┌──

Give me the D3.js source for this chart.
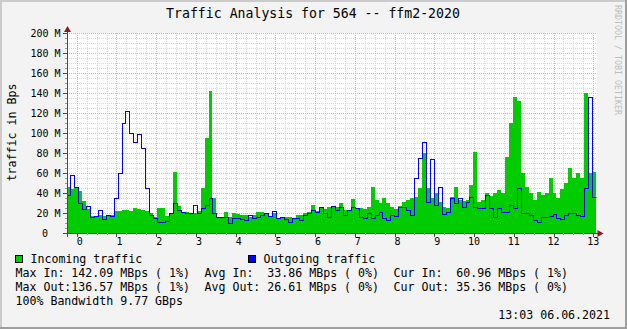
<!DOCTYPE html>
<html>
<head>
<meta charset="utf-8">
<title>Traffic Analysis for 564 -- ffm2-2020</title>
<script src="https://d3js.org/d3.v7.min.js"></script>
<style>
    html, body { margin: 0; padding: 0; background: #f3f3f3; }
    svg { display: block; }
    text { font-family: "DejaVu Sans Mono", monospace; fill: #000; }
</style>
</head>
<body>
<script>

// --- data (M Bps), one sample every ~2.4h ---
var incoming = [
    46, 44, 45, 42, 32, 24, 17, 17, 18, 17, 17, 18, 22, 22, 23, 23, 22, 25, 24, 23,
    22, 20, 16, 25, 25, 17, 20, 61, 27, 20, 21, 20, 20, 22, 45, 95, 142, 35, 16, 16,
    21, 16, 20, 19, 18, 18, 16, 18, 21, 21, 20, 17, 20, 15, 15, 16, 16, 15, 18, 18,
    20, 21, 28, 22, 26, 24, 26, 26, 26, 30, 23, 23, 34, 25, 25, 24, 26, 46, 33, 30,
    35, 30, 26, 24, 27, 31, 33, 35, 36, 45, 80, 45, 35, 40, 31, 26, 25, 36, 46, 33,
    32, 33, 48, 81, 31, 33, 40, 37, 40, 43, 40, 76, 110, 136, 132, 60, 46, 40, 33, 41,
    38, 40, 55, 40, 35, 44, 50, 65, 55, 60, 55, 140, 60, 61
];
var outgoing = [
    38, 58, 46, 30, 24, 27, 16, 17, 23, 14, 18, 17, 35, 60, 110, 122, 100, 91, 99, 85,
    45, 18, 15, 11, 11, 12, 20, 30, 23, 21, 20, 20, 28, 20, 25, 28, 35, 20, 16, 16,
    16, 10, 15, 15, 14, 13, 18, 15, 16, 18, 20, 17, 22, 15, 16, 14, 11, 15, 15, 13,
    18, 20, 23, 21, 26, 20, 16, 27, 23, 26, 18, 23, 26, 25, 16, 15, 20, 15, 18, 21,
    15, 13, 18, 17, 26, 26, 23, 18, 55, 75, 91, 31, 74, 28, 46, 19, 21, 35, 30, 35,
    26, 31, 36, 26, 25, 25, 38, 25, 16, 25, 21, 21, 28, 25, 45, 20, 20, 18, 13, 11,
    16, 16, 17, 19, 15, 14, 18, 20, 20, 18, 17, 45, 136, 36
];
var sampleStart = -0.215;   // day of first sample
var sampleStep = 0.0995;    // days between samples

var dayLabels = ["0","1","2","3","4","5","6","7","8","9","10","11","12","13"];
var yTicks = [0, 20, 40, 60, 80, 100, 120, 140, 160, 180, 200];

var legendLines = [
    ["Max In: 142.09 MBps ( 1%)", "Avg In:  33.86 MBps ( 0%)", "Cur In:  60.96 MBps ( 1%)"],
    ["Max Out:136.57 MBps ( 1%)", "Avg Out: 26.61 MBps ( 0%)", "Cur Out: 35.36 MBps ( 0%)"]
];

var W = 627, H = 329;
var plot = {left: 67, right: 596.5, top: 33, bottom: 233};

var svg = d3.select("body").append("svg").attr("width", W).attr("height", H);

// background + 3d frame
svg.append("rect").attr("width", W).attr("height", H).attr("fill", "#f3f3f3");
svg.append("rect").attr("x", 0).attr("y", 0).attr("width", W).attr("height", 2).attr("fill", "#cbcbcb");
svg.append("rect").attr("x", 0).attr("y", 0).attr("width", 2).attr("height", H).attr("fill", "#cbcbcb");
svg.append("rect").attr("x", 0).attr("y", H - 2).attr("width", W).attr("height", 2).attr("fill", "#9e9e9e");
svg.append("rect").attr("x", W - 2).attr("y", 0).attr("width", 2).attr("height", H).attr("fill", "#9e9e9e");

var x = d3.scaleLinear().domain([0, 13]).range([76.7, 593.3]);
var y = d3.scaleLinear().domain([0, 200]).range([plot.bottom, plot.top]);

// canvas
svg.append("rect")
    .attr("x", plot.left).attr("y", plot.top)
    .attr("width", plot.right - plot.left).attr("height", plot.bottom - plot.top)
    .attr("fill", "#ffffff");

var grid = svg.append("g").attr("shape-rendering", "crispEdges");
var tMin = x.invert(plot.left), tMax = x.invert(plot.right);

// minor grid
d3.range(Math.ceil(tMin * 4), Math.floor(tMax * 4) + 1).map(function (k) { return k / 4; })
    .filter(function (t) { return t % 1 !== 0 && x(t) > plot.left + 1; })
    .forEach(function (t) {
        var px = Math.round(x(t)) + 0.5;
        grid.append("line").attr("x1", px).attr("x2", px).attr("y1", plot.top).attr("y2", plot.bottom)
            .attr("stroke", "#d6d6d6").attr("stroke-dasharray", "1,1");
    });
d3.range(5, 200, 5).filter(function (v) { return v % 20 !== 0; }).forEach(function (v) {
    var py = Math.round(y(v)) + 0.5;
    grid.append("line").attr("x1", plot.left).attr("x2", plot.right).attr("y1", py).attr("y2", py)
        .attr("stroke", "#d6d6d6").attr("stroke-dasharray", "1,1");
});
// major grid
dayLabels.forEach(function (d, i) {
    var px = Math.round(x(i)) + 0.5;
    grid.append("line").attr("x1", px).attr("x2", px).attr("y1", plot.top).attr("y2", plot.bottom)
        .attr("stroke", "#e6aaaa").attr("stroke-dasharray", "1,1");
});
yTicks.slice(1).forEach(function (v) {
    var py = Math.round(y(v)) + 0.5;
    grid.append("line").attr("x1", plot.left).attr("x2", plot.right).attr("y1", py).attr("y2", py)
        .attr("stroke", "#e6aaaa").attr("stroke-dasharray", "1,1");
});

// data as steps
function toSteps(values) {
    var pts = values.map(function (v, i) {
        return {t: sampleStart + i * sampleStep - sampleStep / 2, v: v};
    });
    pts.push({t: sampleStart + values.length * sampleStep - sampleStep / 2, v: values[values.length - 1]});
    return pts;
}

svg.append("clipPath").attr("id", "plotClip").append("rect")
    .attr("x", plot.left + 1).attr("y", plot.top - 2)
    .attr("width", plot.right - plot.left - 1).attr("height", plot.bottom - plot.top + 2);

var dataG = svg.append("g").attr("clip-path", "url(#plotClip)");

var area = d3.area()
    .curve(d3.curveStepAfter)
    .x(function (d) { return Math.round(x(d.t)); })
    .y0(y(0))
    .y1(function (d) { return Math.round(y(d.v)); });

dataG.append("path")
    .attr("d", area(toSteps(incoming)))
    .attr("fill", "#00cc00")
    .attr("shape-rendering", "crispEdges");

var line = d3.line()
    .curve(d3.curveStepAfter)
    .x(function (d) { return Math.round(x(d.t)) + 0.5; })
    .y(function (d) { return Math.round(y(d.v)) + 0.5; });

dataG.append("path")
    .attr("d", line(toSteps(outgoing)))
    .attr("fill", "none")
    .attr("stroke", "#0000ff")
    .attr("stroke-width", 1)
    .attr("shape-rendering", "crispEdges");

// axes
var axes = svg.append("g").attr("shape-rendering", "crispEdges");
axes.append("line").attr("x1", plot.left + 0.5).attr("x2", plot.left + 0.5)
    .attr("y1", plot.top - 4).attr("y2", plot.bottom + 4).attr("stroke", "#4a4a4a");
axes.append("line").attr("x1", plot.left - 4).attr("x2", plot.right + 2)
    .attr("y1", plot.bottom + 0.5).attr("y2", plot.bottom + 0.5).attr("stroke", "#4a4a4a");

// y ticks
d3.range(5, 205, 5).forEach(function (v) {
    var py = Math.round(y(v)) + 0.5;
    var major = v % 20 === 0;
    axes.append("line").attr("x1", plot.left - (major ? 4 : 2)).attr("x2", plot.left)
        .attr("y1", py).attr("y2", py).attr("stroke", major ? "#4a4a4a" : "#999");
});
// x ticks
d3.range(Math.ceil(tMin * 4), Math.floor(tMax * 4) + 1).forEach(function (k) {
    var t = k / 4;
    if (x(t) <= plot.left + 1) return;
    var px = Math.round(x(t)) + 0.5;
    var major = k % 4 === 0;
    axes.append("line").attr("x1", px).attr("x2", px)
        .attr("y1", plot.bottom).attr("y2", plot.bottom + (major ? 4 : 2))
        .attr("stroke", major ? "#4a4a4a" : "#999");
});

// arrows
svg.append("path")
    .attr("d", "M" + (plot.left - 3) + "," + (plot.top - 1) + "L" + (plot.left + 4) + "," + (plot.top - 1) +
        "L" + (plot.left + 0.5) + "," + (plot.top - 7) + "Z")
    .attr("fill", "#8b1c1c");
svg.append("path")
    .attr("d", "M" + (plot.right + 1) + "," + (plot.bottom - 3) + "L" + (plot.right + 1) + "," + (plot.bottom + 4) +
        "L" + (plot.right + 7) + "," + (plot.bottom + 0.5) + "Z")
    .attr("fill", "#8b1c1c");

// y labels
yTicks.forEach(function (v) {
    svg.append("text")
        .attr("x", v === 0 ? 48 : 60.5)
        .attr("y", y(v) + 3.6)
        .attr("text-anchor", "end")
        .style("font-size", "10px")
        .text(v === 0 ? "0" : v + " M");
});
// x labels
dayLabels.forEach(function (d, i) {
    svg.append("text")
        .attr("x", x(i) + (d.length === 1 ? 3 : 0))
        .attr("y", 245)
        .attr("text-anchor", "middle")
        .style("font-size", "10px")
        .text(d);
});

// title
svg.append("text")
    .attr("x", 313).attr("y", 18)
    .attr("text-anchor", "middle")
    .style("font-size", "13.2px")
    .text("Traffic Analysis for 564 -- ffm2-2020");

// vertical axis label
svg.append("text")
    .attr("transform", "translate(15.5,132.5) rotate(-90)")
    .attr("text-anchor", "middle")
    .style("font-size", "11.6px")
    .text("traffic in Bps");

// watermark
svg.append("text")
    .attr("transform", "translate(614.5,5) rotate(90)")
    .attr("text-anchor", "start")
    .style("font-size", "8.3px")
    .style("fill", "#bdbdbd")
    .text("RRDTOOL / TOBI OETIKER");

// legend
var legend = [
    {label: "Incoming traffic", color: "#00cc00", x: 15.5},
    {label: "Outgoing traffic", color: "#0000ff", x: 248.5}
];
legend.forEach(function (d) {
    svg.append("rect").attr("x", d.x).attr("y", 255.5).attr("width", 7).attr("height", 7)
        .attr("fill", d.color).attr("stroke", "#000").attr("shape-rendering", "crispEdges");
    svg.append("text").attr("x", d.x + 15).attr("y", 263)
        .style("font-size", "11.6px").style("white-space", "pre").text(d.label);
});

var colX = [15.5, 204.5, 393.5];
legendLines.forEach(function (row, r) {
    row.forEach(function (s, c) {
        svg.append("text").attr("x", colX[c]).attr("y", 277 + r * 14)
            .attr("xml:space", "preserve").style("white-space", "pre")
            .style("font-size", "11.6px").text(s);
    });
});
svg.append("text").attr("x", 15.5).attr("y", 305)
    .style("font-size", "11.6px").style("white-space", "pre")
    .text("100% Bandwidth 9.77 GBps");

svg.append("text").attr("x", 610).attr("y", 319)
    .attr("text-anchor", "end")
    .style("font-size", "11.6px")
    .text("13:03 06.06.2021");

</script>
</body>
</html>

└──

Restate the data word for word from its first line through the line with "160, 180, 200];", leaving out any picture along the way.

- Result for this task:
Give me the D3.js source for this chart.
<!DOCTYPE html>
<html>
<head>
<meta charset="utf-8">
<title>Traffic Analysis for 564 -- ffm2-2020</title>
<script src="https://d3js.org/d3.v7.min.js"></script>
<style>
    html, body { margin: 0; padding: 0; background: #f3f3f3; }
    svg { display: block; }
    text { font-family: "DejaVu Sans Mono", monospace; fill: #000; }
</style>
</head>
<body>
<script>

// --- data (M Bps), one sample every ~2.4h ---
var incoming = [
    46, 44, 45, 42, 32, 24, 17, 17, 18, 17, 17, 18, 22, 22, 23, 23, 22, 25, 24, 23,
    22, 20, 16, 25, 25, 17, 20, 61, 27, 20, 21, 20, 20, 22, 45, 95, 142, 35, 16, 16,
    21, 16, 20, 19, 18, 18, 16, 18, 21, 21, 20, 17, 20, 15, 15, 16, 16, 15, 18, 18,
    20, 21, 28, 22, 26, 24, 26, 26, 26, 30, 23, 23, 34, 25, 25, 24, 26, 46, 33, 30,
    35, 30, 26, 24, 27, 31, 33, 35, 36, 45, 80, 45, 35, 40, 31, 26, 25, 36, 46, 33,
    32, 33, 48, 81, 31, 33, 40, 37, 40, 43, 40, 76, 110, 136, 132, 60, 46, 40, 33, 41,
    38, 40, 55, 40, 35, 44, 50, 65, 55, 60, 55, 140, 60, 61
];
var outgoing = [
    38, 58, 46, 30, 24, 27, 16, 17, 23, 14, 18, 17, 35, 60, 110, 122, 100, 91, 99, 85,
    45, 18, 15, 11, 11, 12, 20, 30, 23, 21, 20, 20, 28, 20, 25, 28, 35, 20, 16, 16,
    16, 10, 15, 15, 14, 13, 18, 15, 16, 18, 20, 17, 22, 15, 16, 14, 11, 15, 15, 13,
    18, 20, 23, 21, 26, 20, 16, 27, 23, 26, 18, 23, 26, 25, 16, 15, 20, 15, 18, 21,
    15, 13, 18, 17, 26, 26, 23, 18, 55, 75, 91, 31, 74, 28, 46, 19, 21, 35, 30, 35,
    26, 31, 36, 26, 25, 25, 38, 25, 16, 25, 21, 21, 28, 25, 45, 20, 20, 18, 13, 11,
    16, 16, 17, 19, 15, 14, 18, 20, 20, 18, 17, 45, 136, 36
];
var sampleStart = -0.215;   // day of first sample
var sampleStep = 0.0995;    // days between samples

var dayLabels = ["0","1","2","3","4","5","6","7","8","9","10","11","12","13"];
var yTicks = [0, 20, 40, 60, 80, 100, 120, 140, 160, 180, 200];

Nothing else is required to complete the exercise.